Data extract -
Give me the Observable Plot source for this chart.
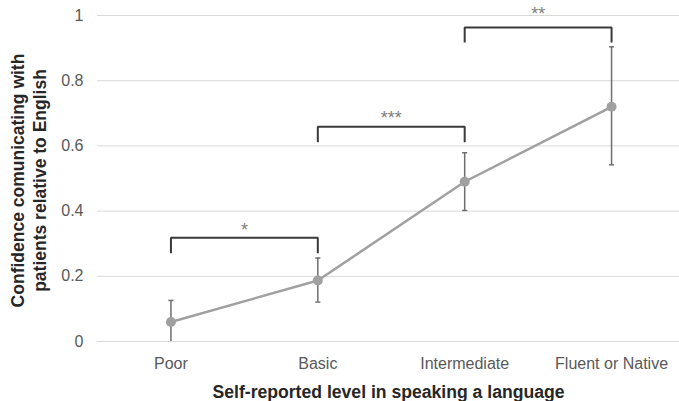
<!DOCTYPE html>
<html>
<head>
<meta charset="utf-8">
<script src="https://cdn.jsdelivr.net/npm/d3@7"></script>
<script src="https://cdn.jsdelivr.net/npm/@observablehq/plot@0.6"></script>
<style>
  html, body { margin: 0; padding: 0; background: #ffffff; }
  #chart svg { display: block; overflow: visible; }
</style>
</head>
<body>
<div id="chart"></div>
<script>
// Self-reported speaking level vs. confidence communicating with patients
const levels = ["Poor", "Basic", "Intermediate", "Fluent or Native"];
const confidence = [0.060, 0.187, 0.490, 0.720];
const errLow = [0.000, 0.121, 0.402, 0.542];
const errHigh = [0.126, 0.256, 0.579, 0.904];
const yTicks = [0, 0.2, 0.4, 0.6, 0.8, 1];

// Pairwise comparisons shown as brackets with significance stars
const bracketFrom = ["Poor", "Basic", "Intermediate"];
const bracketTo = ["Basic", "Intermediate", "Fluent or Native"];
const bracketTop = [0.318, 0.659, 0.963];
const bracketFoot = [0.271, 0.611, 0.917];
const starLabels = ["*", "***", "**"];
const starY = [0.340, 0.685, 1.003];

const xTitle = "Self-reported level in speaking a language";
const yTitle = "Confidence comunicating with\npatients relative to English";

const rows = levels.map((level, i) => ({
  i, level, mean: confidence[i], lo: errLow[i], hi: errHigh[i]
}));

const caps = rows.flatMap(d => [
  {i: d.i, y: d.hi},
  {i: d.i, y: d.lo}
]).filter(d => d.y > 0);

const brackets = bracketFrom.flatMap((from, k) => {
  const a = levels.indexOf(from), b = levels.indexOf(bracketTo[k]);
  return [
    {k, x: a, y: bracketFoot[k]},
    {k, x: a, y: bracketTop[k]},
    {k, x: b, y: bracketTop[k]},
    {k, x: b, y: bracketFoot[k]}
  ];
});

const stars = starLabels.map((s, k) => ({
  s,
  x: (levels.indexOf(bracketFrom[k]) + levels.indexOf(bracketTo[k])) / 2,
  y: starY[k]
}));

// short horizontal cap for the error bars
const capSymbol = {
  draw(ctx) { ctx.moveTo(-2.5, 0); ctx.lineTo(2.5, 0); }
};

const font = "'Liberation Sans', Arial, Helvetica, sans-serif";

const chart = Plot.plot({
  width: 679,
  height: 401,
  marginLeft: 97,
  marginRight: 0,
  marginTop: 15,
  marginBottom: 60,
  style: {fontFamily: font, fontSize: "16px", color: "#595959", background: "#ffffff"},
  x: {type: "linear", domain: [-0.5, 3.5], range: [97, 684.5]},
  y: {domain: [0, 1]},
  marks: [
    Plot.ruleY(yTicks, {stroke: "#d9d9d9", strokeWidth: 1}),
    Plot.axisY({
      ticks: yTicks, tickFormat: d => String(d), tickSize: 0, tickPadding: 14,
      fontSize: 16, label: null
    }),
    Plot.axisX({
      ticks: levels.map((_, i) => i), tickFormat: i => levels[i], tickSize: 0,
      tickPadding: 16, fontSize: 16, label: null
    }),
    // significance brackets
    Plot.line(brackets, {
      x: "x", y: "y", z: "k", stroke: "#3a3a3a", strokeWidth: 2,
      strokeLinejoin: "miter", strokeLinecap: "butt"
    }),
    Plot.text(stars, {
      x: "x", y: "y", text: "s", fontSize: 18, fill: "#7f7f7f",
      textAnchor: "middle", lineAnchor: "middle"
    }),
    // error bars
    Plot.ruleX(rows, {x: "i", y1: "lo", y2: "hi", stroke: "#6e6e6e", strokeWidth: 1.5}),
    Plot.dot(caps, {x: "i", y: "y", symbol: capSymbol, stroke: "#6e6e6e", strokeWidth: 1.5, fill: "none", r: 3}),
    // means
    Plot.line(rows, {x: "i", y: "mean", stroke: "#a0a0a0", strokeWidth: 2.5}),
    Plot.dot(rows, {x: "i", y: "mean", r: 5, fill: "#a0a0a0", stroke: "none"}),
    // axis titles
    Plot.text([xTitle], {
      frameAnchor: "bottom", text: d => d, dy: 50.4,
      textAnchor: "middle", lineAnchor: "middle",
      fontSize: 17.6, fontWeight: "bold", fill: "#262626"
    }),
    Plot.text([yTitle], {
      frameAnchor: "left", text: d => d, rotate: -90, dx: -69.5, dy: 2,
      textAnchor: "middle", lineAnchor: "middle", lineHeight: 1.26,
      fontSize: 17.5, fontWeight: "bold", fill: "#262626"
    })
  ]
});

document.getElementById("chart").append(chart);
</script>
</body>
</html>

The exercise -
For each line of the listing that holds the word "chart", show that line.

Solution to this problem -
Give me the Observable Plot source for this chart.
  #chart svg { display: block; overflow: visible; }
<div id="chart"></div>
const chart = Plot.plot({
document.getElementById("chart").append(chart);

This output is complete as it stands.